Directive:
In the listing below, find the line holding "Recreate this image" and the line holding "ax.set_aspect('auto')". Write out those two lines and all lines between, exactly, and nothing more.

:: Dataset records

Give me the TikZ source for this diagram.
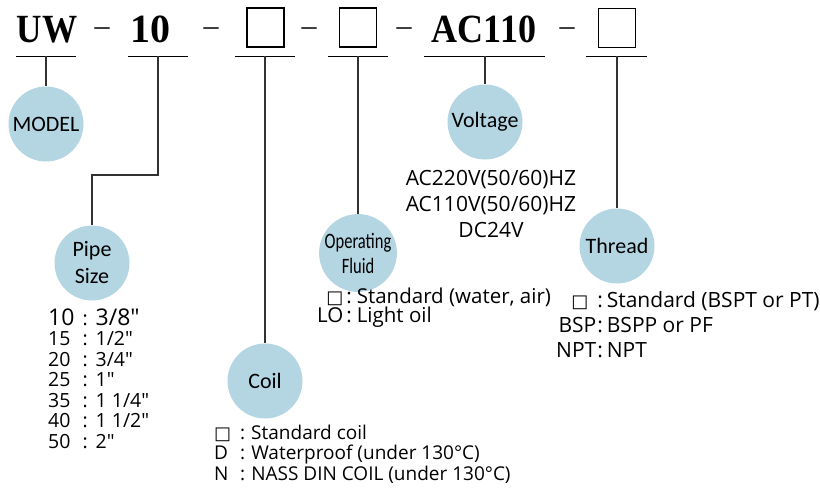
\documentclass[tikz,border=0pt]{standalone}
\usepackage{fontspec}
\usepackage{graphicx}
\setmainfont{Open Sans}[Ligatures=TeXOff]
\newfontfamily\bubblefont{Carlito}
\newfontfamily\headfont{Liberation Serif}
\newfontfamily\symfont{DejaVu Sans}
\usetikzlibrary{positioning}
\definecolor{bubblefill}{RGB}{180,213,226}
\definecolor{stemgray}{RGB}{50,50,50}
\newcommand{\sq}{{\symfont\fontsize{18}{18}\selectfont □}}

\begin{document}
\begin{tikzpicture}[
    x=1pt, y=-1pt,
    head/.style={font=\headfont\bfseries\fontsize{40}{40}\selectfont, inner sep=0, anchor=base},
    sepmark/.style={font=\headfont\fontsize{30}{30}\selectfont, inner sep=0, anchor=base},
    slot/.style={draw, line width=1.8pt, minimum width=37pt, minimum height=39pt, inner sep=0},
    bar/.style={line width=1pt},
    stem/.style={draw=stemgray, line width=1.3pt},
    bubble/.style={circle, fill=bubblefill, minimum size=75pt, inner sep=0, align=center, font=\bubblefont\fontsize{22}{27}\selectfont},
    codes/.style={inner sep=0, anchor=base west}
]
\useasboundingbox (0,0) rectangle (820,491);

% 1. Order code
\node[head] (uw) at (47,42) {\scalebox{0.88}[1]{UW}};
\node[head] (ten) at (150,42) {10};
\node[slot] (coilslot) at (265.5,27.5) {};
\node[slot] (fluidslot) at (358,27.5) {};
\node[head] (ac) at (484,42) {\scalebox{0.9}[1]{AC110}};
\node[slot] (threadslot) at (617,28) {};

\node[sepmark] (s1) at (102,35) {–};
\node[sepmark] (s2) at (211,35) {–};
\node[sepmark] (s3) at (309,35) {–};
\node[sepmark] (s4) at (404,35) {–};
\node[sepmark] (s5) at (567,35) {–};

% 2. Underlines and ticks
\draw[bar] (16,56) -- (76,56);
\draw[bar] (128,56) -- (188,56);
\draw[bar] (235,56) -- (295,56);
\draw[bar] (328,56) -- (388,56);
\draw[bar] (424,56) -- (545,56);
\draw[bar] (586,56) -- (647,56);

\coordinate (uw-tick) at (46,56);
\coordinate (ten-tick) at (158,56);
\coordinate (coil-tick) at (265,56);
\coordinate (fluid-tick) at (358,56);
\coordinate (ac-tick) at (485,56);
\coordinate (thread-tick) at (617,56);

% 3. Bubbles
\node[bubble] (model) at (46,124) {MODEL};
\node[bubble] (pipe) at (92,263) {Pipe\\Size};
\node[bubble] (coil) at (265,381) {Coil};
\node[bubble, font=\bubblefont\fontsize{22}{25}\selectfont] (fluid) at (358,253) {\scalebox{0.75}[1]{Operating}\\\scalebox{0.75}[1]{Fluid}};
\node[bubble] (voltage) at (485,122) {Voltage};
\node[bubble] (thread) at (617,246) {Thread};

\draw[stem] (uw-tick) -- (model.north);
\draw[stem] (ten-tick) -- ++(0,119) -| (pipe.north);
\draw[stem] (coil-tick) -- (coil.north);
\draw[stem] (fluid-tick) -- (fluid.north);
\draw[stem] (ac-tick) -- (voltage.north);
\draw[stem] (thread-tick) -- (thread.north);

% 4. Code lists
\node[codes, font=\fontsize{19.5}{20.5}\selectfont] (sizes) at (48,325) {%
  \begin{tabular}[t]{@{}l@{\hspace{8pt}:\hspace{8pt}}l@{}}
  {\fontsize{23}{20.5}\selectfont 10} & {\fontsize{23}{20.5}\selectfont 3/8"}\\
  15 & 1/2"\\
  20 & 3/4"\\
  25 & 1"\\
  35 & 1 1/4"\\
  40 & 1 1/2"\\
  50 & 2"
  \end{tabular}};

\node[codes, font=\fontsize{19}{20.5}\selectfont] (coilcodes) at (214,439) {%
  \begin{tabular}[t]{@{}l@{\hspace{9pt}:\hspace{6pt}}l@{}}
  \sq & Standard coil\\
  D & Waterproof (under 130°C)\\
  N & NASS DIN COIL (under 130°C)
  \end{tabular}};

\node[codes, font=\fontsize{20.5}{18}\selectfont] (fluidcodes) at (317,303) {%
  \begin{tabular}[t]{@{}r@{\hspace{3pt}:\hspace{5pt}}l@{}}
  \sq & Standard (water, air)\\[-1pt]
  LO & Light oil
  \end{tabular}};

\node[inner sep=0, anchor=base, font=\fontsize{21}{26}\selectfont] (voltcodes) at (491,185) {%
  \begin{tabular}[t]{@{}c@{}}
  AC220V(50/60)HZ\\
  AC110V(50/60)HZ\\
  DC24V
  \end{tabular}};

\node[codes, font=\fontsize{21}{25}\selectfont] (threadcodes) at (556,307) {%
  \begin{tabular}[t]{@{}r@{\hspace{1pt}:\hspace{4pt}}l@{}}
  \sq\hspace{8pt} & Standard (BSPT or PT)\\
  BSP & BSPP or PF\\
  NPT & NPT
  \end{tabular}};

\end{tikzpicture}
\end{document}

::::
:: Dataset records

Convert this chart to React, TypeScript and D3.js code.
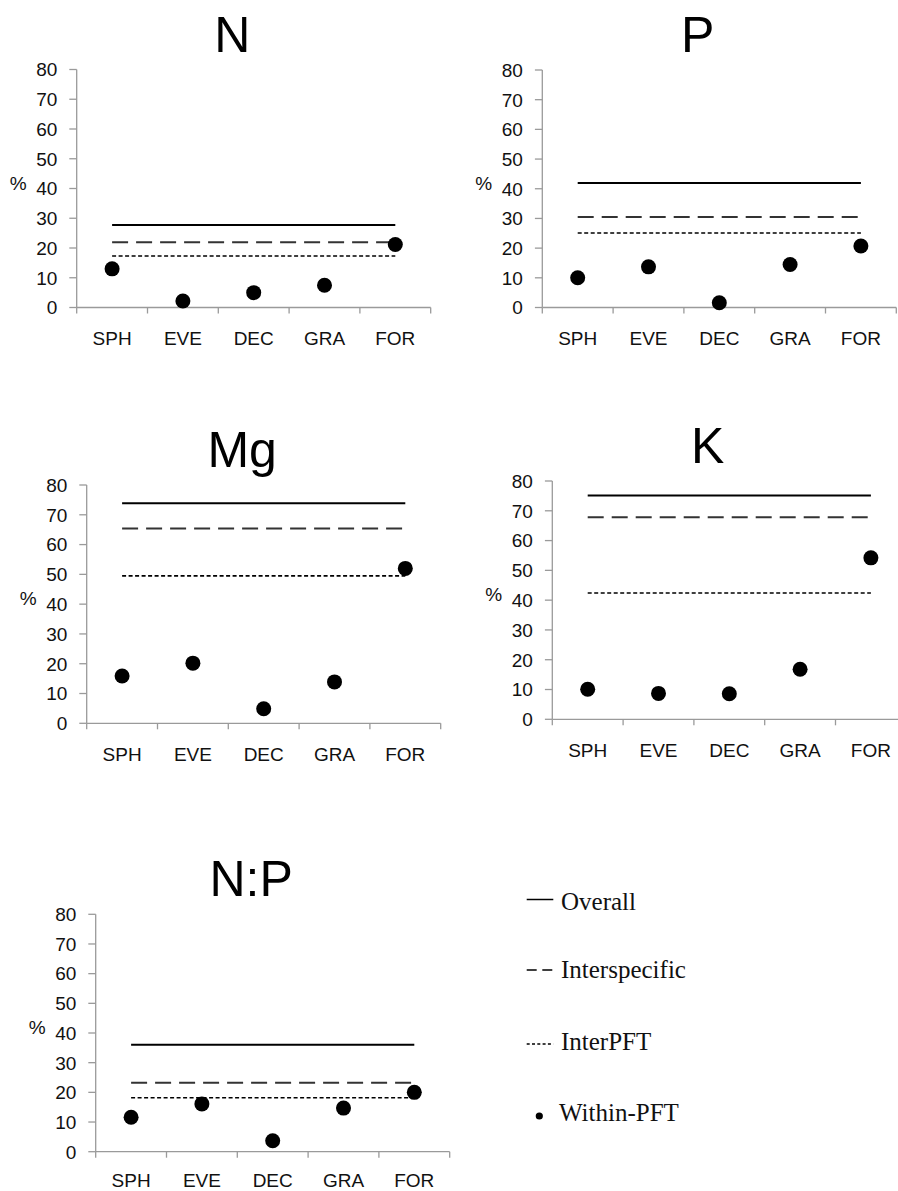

::::
:: Dataset records

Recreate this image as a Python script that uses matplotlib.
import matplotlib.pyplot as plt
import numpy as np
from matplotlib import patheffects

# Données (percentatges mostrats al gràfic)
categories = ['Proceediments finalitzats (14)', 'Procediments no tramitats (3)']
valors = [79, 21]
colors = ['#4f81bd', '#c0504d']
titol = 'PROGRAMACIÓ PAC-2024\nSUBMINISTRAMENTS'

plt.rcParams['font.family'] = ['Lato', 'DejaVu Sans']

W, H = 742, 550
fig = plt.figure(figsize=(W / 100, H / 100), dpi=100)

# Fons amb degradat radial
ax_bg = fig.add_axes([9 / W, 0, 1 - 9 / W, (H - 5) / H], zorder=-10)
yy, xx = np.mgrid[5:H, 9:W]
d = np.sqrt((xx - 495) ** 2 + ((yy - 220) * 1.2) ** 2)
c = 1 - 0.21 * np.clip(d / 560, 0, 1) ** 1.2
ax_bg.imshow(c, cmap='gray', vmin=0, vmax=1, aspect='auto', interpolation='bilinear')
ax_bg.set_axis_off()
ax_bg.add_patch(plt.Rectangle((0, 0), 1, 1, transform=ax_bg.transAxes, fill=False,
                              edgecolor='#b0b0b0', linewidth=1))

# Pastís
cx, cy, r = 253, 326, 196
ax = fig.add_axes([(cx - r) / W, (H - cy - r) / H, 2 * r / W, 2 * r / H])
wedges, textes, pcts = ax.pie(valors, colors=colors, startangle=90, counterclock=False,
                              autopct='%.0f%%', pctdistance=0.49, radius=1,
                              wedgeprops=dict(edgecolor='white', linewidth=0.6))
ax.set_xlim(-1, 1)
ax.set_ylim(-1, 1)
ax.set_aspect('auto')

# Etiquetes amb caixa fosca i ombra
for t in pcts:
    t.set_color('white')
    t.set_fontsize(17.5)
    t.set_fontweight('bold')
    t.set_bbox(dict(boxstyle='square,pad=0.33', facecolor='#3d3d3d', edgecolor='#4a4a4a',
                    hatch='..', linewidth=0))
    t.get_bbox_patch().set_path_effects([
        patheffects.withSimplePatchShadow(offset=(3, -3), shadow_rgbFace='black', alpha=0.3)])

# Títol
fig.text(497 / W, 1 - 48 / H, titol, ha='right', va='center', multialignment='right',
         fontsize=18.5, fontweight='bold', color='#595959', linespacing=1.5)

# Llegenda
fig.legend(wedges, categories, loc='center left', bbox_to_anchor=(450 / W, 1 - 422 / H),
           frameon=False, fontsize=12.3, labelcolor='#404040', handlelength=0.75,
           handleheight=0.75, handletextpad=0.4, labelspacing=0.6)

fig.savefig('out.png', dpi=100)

::::

Result for this exercise:
Recreate this image as a Python script that uses matplotlib.
import matplotlib.pyplot as plt
import numpy as np
from matplotlib import patheffects

# Données (percentatges mostrats al gràfic)
categories = ['Proceediments finalitzats (14)', 'Procediments no tramitats (3)']
valors = [79, 21]
colors = ['#4f81bd', '#c0504d']
titol = 'PROGRAMACIÓ PAC-2024\nSUBMINISTRAMENTS'

plt.rcParams['font.family'] = ['Lato', 'DejaVu Sans']

W, H = 742, 550
fig = plt.figure(figsize=(W / 100, H / 100), dpi=100)

# Fons amb degradat radial
ax_bg = fig.add_axes([9 / W, 0, 1 - 9 / W, (H - 5) / H], zorder=-10)
yy, xx = np.mgrid[5:H, 9:W]
d = np.sqrt((xx - 495) ** 2 + ((yy - 220) * 1.2) ** 2)
c = 1 - 0.21 * np.clip(d / 560, 0, 1) ** 1.2
ax_bg.imshow(c, cmap='gray', vmin=0, vmax=1, aspect='auto', interpolation='bilinear')
ax_bg.set_axis_off()
ax_bg.add_patch(plt.Rectangle((0, 0), 1, 1, transform=ax_bg.transAxes, fill=False,
                              edgecolor='#b0b0b0', linewidth=1))

# Pastís
cx, cy, r = 253, 326, 196
ax = fig.add_axes([(cx - r) / W, (H - cy - r) / H, 2 * r / W, 2 * r / H])
wedges, textes, pcts = ax.pie(valors, colors=colors, startangle=90, counterclock=False,
                              autopct='%.0f%%', pctdistance=0.49, radius=1,
                              wedgeprops=dict(edgecolor='white', linewidth=0.6))
ax.set_xlim(-1, 1)
ax.set_ylim(-1, 1)
ax.set_aspect('auto')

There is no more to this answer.